In a post on X on Sunday, Yad Vashem wrote that “Poland was the first country where Jews were forced to wear a distinctive badge in order to isolate them from the surrounding population.”
It added: “On 23 November 1939 Hans Frank, the governor of the Generalgouvernement, issued an order that all Jews aged 10 and above must wear a white cloth armband 10 cm wide marked with a blue Star of David on their right arm,” encouraging readers to consult an article analysing the anti-Jewish decree.
Poland’s Foreign Minister Radosław Sikorski responded by asking Yad Vashem to clarify that at the time Poland was under German occupation: “Please specify that it was ‘German-occupied’ Poland,” he wrote on X.
Later the same evening Yad Vashem noted on the platform that the linked article explicitly states the requirement was imposed by German authorities: “As noted by many users and specified explicitly in the linked article, it was done by order of the German authorities.”
POLIN: social media requires exceptional precision
On Monday the POLIN Museum issued a statement titled “On writing responsibly about the past.”
Jakub Woźniak, the museum’s head of communications and marketing, wrote that while Yad Vashem’s message was “undoubtedly clear” to specialists in Holocaust studies, experts were not the main audience for social-media posts.
“Social media can reach millions around the world in an instant. A short message can spread rapidly and be taken out of context. This places even greater responsibility on institutions whose mission is to convey history,” Woźniak said.
He stressed that even well-intentioned posts can lose nuance when phrased too briefly: “Simplifications and omissions may distort meaning. Every communications team in a historical museum has learned this the hard way.”
Woźniak added that drafting a short post may take longer than writing a full article, and argued that speed should never replace accuracy: “Let us all remember this, and exercise restraint when formulating judgments and accusations,” he appealed.
In its commentary on the Yad Vashem post - which Poland's Foreign Ministry criticised as misleading - the POLIN Museum in Warsaw included a photograph of the discriminatory armband (image: Shutterstock/POLIN)

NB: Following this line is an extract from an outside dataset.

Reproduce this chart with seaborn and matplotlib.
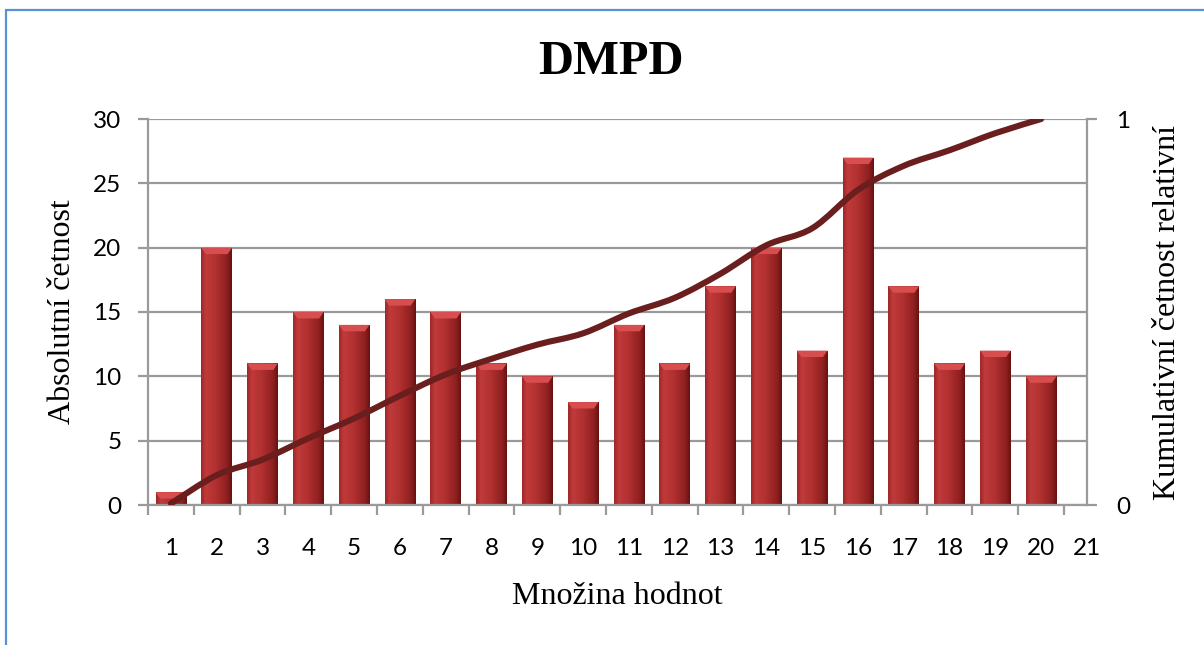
import seaborn as sns
import matplotlib.pyplot as plt
import matplotlib.colors as mcolors
from matplotlib.path import Path
from matplotlib.patches import PathPatch, Rectangle, Polygon
import pandas as pd
import numpy as np


# data
categories = [str(i) for i in range(1, 22)]      # axis has 21 slots, last is empty
values = [1, 20, 11, 15, 14, 16, 15, 11, 10, 8, 14, 11, 17, 20, 12, 27, 17, 11, 12, 10]
cum_rel = np.cumsum(values) / np.sum(values)

df = pd.DataFrame({"x": categories[:len(values)], "n": values})

serif = "Liberation Serif"
tickfont = "Lato"
tfs = 17.5
grid_c = "#9a9a9a"
line_c = "#6b1e1e"

fig = plt.figure(figsize=[12.04, 6.45], dpi=100)
ax = fig.add_axes([148 / 1204, 1 - 505 / 645, (1087 - 148) / 1204, (505 - 119) / 645])

sns.barplot(x="x", y="n", data=df, order=categories[:len(values)], color="#a82a2a",
            width=0.67, saturation=1, ax=ax, zorder=2)

# fake the excel 3d look: horizontal gradient + light bevel on top
cmap = mcolors.LinearSegmentedColormap.from_list(
    "bar", [(0, "#a02828"), (0.15, "#c03a3a"), (0.5, "#b02f2f"), (0.85, "#8e2020"), (1, "#681212")])
grad = np.linspace(0, 1, 64).reshape(1, -1)
for p in ax.patches:
    x0, y0 = p.get_x(), p.get_y()
    w, h = p.get_width(), p.get_height()
    im = ax.imshow(grad, cmap=cmap, extent=[x0, x0 + w, y0, y0 + h], aspect="auto", zorder=2.1)
    im.set_clip_path(p)
    bev = min(0.5, h)
    ax.add_patch(Polygon([[x0, y0 + h], [x0 + w, y0 + h], [x0 + w * 0.85, y0 + h - bev],
                          [x0 + w * 0.15, y0 + h - bev]], closed=True, facecolor="#d84e4e",
                         edgecolor="none", zorder=2.2))
    p.set_edgecolor("none")

ax.set_xlim(-0.5, 20)
ax.set_ylim(0, 30)
ax.set_yticks(range(0, 31, 5))
ax.set_xticks(range(21))
ax.set_xticklabels(categories)
ax.set_xticks(np.arange(-0.5, 20, 1), minor=True)
ax.tick_params(axis="x", which="major", length=0, pad=24, labelsize=tfs, colors="black")
ax.tick_params(axis="x", which="minor", length=7, width=1.6, color=grid_c, direction="out")
ax.tick_params(axis="y", length=7, width=1.6, color=grid_c, direction="out", pad=12, labelsize=tfs)
for lab in ax.get_xticklabels() + ax.get_yticklabels():
    lab.set_family(tickfont)
ax.yaxis.grid(True, color=grid_c, linewidth=1.6, zorder=0)
ax.set_axisbelow(True)
for s in ["top", "right"]:
    ax.spines[s].set_visible(False)
for s in ["left", "bottom"]:
    ax.spines[s].set_color(grid_c)
    ax.spines[s].set_linewidth(1.6)
ax.set_xlabel("Množina hodnot", family=serif, fontsize=23, labelpad=16)
ax.set_ylabel("Absolutní četnost", family=serif, fontsize=23, labelpad=12)

# cumulative relative frequency on the right axis, drawn as a smoothed curve
ax2 = ax.twinx()
ax2.set_ylim(0, 1)
ax2.set_yticks([0, 1])
ax2.tick_params(axis="y", length=7, width=1.6, color=grid_c, direction="out", pad=14, labelsize=tfs)
for lab in ax2.get_yticklabels():
    lab.set_family(tickfont)
for s in ["top", "left", "bottom"]:
    ax2.spines[s].set_visible(False)
ax2.spines["right"].set_color(grid_c)
ax2.spines["right"].set_linewidth(1.6)
ax2.set_ylabel("Kumulativní četnost relativní", family=serif, fontsize=23, labelpad=16)

xs = np.arange(len(cum_rel), dtype=float)
pts = np.column_stack([xs, cum_rel])
ext = np.vstack([pts[0], pts, pts[-1]])
verts = [tuple(pts[0])]
codes = [Path.MOVETO]
for i in range(len(pts) - 1):
    p0, p1, p2, p3 = ext[i], ext[i + 1], ext[i + 2], ext[i + 3]
    c1 = p1 + (p2 - p0) / 6
    c2 = p2 - (p3 - p1) / 6
    verts += [tuple(c1), tuple(c2), tuple(p2)]
    codes += [Path.CURVE4] * 3
ax2.add_patch(PathPatch(Path(verts, codes), facecolor="none", edgecolor=line_c,
                        linewidth=4.4, capstyle="round", zorder=5))

fig.text(611 / 1204, 1 - 62 / 645, "DMPD", family=serif, fontsize=35, fontweight="bold",
         ha="center", va="center")

# blue frame of the chart object
fig.patches.append(Rectangle((6 / 1204, -0.05), 1.1, 1 - 10 / 645 + 0.05, transform=fig.transFigure,
                             fill=False, edgecolor="#5b8fd6", linewidth=1.6))

fig.savefig("out.png", dpi=100)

Yad Vashem reiterates commitment to accuracy
Dani Dayan, chairman of Yad Vashem, wrote on Monday that the institution presents the full historical realities of Nazism and the Second World War, including the context of countries under German occupation:
“Poland was indeed under German occupation. This is clearly reflected in our material. Any other interpretation misreads our commitment to accuracy.”
Diplomatic response to Yad Vashem's misleading post
Later that afternoon Sikorski announced that, because the original post had not been amended, he had decided to summon Israel’s ambassador to the Polish Foreign Ministry.
A ministry spokesperson confirmed that Ambassador Jaakow Finkelstein will meet Sikorski on Tuesday.
The issue has drawn comment from senior officials, including Prime Minister Donald Tusk and Deputy Prime Minister Krzysztof Gawkowski, as well as institutions such as the Institute of National Remembrance and the Auschwitz-Birkenau Museum.